I am sure that everyone out there has a story about how the holidays bring out a different side of people. But, what if the side that it brings out is actually the regular, day to day, side and we only experience it at this time of year? When you rarely see an individual, you lose the feel for their personality. In some instances this can be good, but it is a shock to the system when you have to deal with each other for hours at a time. Thinking about this situation can bring up many things. Memories that have been washed of melancholy and are now shiny little examples of what we crave around the holidays. We forget the fighting and the strife and focus on the good. This may be good for the psyche, but in the long run it makes it more difficult to function year to year.
By letting the past stand as a beacon of what the holidays should be, we lose sight of what is real. We try to make everything perfect, to make it match up to our expectations of what can be based on what was. And in this, we fail to see the difficulty that falling back into our previous roles can cause. When gender roles are so tied up in the way that we function, in these situations, it makes things tense. In even the most enlightened family situations sometimes those gender norms sneak up and bite us.
When we interact with different divisions of our family, we may slide backwards when it comes to things we are willing to do to keep the peace. On a normal day, one might be a staunch feminist, but when faced with a holiday, feminism might be put on the back burner. This is a disservice to the holiday season! Better to make it a learning experience. After all, when are you going to get all these people together again? It really is a great platform for dispelling gender norms and for subverting the roles that we often fall into.

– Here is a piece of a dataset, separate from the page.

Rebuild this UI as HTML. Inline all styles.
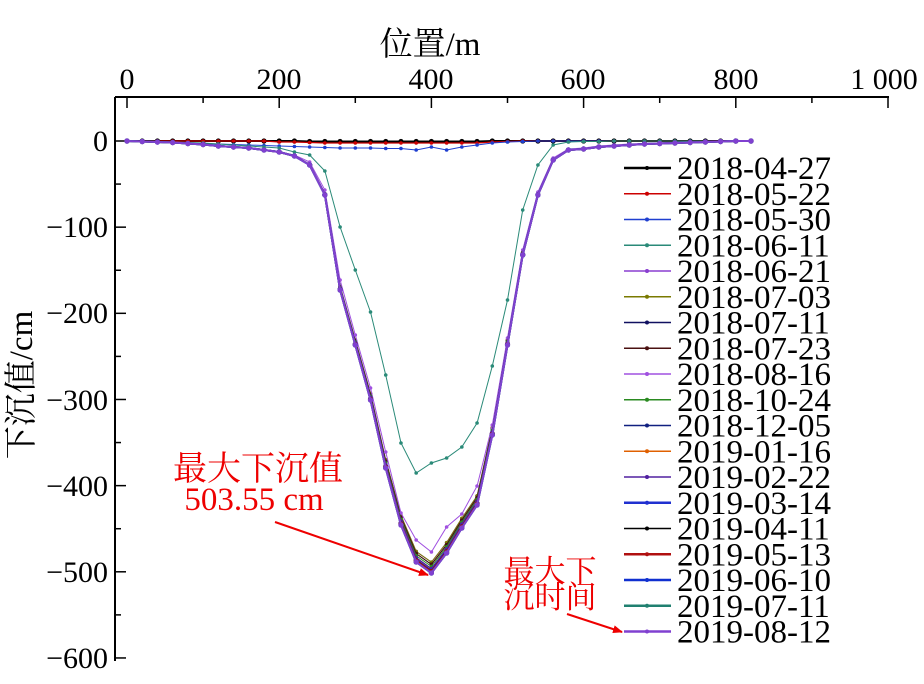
<!DOCTYPE html>
<html><head><meta charset="utf-8"><style>
body{margin:0;background:#fff;}
svg text{font-family:"Liberation Serif","Noto Serif CJK SC",serif;}
</style></head><body>
<svg id="s" width="924" height="679" viewBox="0 0 924 679" xmlns="http://www.w3.org/2000/svg">
<defs><marker id="ah" markerWidth="10" markerHeight="8" refX="9" refY="4" orient="auto" markerUnits="userSpaceOnUse"><path d="M0,0 L10,4 L0,8 z" fill="#e00"/></marker></defs>
<g stroke="#000" stroke-width="2" fill="none">
<line x1="115" y1="97" x2="889" y2="97"/>
<line x1="115" y1="97" x2="115" y2="661"/>
</g>
<g id="ticks" stroke="#000" stroke-width="1.5"></g>
<g font-size="30" fill="#000">
<text x="127" y="89" text-anchor="middle">0</text>
<text x="279" y="89" text-anchor="middle">200</text>
<text x="431" y="89" text-anchor="middle">400</text>
<text x="583" y="89" text-anchor="middle">600</text>
<text x="736" y="89" text-anchor="middle">800</text>
<text x="884" y="89" text-anchor="middle">1 000</text>
<text x="108" y="151" text-anchor="end">0</text>
<text x="108" y="237" text-anchor="end">−100</text>
<text x="108" y="323" text-anchor="end">−200</text>
<text x="108" y="410" text-anchor="end">−300</text>
<text x="108" y="496" text-anchor="end">−400</text>
<text x="108" y="582" text-anchor="end">−500</text>
<text x="108" y="668" text-anchor="end">−600</text>
<text x="430" y="55" font-size="33" text-anchor="middle">位置/m</text>
<text transform="translate(32,385) rotate(-90)" font-size="33" text-anchor="middle">下沉值/cm</text>
</g>
<g id="series" fill="none"></g>
<g id="legend" font-size="33"></g>
<g fill="#e00">
<text x="258" y="480" font-size="34" text-anchor="middle">最大下沉值</text>
<text x="254" y="510" font-size="33" text-anchor="middle">503.55 cm</text>
<text x="550" y="582" font-size="31" text-anchor="middle">最大下</text>
<text x="550" y="608" font-size="31" text-anchor="middle">沉时间</text>
</g>
<line x1="275" y1="522" x2="428" y2="575" stroke="#e00" stroke-width="2" marker-end="url(#ah)"/>
<line x1="567" y1="614" x2="622" y2="632" stroke="#e00" stroke-width="2" marker-end="url(#ah)"/>
</svg>
<script>
var NS="http://www.w3.org/2000/svg";
function el(t,a,p){var e=document.createElementNS(NS,t);for(var k in a)e.setAttribute(k,a[k]);p.appendChild(e);return e;}
var tk=document.getElementById('ticks');
for(var v=0;v<=1000;v+=100){var x=127+v*0.761;el('line',{x1:x,y1:97,x2:x,y2:v%200?103:108},tk);}
for(var c=0;c>=-600;c-=50){var y=141-c*0.8616;el('line',{x1:115,y1:y,x2:c%100?121:126,y2:y},tk);}
var main=[141,141.5,142,142.5,143.5,144.5,146,147,148,150,152,156,165,195,290,345,400,468,525,562,573,553,528,505,435,345,255,195,160,150,149,147,146,145,144,143.5,143,142.5,142,141.5,141,141];
var teal=[141,141,141.5,142,142.5,143,144,145,146,147,148,152,155,171,227,270,312,375,443,473,463,458,447,423,366,300,210,165,145,142,141.5,141.5,141,141,141,141,141,141,141,141,141,141];
var lp=[141,141.5,142,142.5,143.5,144.5,146,147,148,150,152,155,162,190,280,335,388,452,513,540,552,527,514,486,425,338,250,192,158,149,148,146,145,144,143.5,143,142.5,142,141.5,141,141,141];
var blue=[141,141.5,142,142.5,143,143.5,144,144.5,145,145.5,146,146.5,147,147.5,148,148,148,148.5,148.5,150,147,150,147,145,143,142,141.5,141,141,141,141,141,141,141,141,141,141,141,141,141,141,141];
var red=[141,141,141,141,141,141,141,141,141,141,142,142,142.5,143,143,143,143,143,143,143,143,143,143,143,142,141.5,141,141,141,141,141,141,141,141,141,141,141,141,141,141,141,141];
var blk=[141,141,141,141,141,141,141,141,141,141,141,141,141.5,141.5,141.5,141.5,141.5,141.5,141.5,141.5,141.5,141.5,141.5,141.5,141,141,141,141,141,141,141,141,141,141,141,141,141,141,141,141,141,141];
function scl(f){return main.map(function(y){return 141+(y-141)*f;});}
var S=[
["2018-04-27","#000",blk,2],["2018-05-22","#c00",red,1.2],["2018-05-30","#1f3fd0",blue,1],["2018-06-11","#2a8a78",teal,1],
["2018-06-21","#8a3fd0",scl(0.975),1],["2018-07-03","#7a7a00",scl(0.975),1],["2018-07-11","#101060",scl(0.98),1],["2018-07-23","#4a1010",scl(0.98),1],
["2018-08-16","#a050e0",lp,1],["2018-10-24","#2a8a20",scl(0.985),1],["2018-12-05","#102080",scl(0.99),1],["2019-01-16","#e06000",scl(0.99),1],
["2019-02-22","#5020a0",scl(0.99),1.2],["2019-03-14","#2030d0",scl(0.995),2],["2019-04-11","#000",scl(0.995),1],["2019-05-13","#b01010",scl(0.997),2],
["2019-06-10","#1030d0",scl(1),2],["2019-07-11","#208070",scl(1),2],["2019-08-12","#8040d0",scl(1),2]];
var sg=document.getElementById('series'),lg=document.getElementById('legend');
S.forEach(function(s,i){
 var pts=s[2].map(function(y,j){return (127+j*20*0.761).toFixed(1)+","+y.toFixed(1);});
 el('polyline',{points:pts.join(" "),stroke:s[1],'stroke-width':s[3]},sg);
 s[2].forEach(function(y,j){el('circle',{cx:127+j*20*0.761,cy:y,r:s[3]>1.5?2.6:1.8,fill:s[1]},sg);});
 var ly=168+i*25.75;
 el('line',{x1:624,y1:ly,x2:671,y2:ly,stroke:s[1],'stroke-width':s[3]>1.5?2.5:1.5},lg);
 el('circle',{cx:647,cy:ly,r:2,fill:s[1]},lg);
 var t=el('text',{x:677,y:ly+11,fill:'#000'},lg);t.textContent=s[0];
});
</script>
</body></html>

So, how do we do this? It may be difficult, but it has to be done. Sometimes there are gender norms already being subverted that you can point out as a starting place. In my family, my mother does the bulk of the planning, my parents go shopping together, my mom cooks the meal and my dad washes the dishes. Although there are still a few gender norms being practiced here, there are also a couple being subverted. 50 years ago (or yesterday, in some places) the mother in this scenario would have done everything listed above, while the dad merely poured drinks and sat in the living room enjoying family and friends. The ladies would have spent the majority of the time in the kitchen; cooking, cleaning and sometimes even eating, away from the family. Yes we have come a long way, but we cannot merely rest on our laurels. We need to continue talking, dispelling, subverting and fighting until there are no gender norms. On the day that we no longer hear the words “that is women’s work” or “this is a mans job” uttered we will finally be equal and free of the constraints that come with being cast in a mold of social and cultural making.